Joana Colussi shares her expertise on global agribusiness
How do you think you would fare if you moved to a new country a month before the pandemic to start on a new career track? Joana Colussi worked as reporter in her home country of Brazil, covering Brazilian agriculture, when she decided she wanted to do more and further her education.
After obtaining a master’s in agribusiness and starting a doctoral degree in Business Administration, she came to the U.S. to join the College of Agricultural, Consumer and Environmental Sciences (ACES) as a visiting research scholar. Last year, after finishing her Ph.D., she started working as a postdoctoral research associate in the Department of Agricultural and Consumer Economics (ACE). She wanted to broaden her scope and expand her global perspective. When she came to the U. of I., she felt that “living abroad is like being born again.”

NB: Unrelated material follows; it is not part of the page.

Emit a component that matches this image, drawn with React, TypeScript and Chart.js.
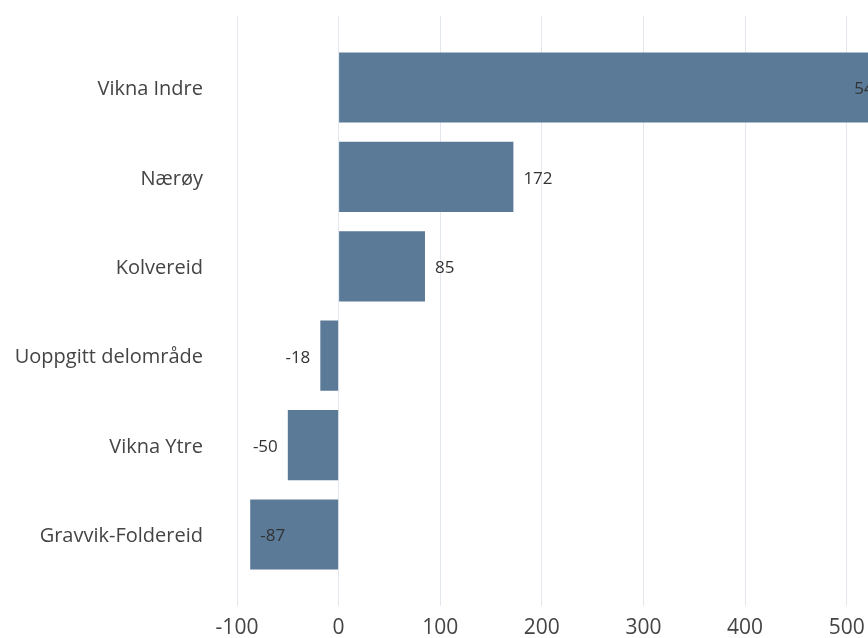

ACES offered Colussi community, support, and an experience like no other. During the pandemic she felt lonely and isolated with many of her connections happening online and via LinkedIn but her advisor, ACE professor Gary Schnitkey, and her mentor, ACE professor emeritus Steve Sonka, met with her often to offer guidance and support. Joana also met with other professors who were able to address any questions she had. When Joana needed a new laptop in 2020, she borrowed one from the College of ACES for a while, and she appreciated the support and resources available to her.
Colussi conducts research on technology adoption on agriculture and she notes that because the U. of I. is a well-known school and a major player in the agriculture industry, people readily respond to research inquiries in the United States and countries in South America, such as Brazil, Argentina, and Paraguay. She also appreciates the extensive library resources and English as second language courses that university offers to the international scholars.
Colussi is a prolific contributor to the Illinois Extension farmdoc team, focusing on South American agriculture. In today’s global world it’s important to understand how weather and production in different parts of the world impact commodity market, she says. Her background as a journalist helps her communicate with audiences in various ways.
She has found the ACES family to be a welcoming community. “They supported me in many ways, especially with great opportunities. I never felt judged. The academic field is very competitive; yet, I didn’t feel the need to prove myself, I am treated with respect and trust” she says.
This fall, Colussi is sharing her knowledge of international agriculture with 80 students as an instructor for Global Agribusiness Management (ACE 435) at the U. of I. “It’s a huge challenge but I am learning from amazing students and enjoying the journey”.
If there is one thing to take away from this, don’t be afraid to try new things, to switch careers, to move across countries, because in the end you will end up where you belong and with the experiences you were meant to have.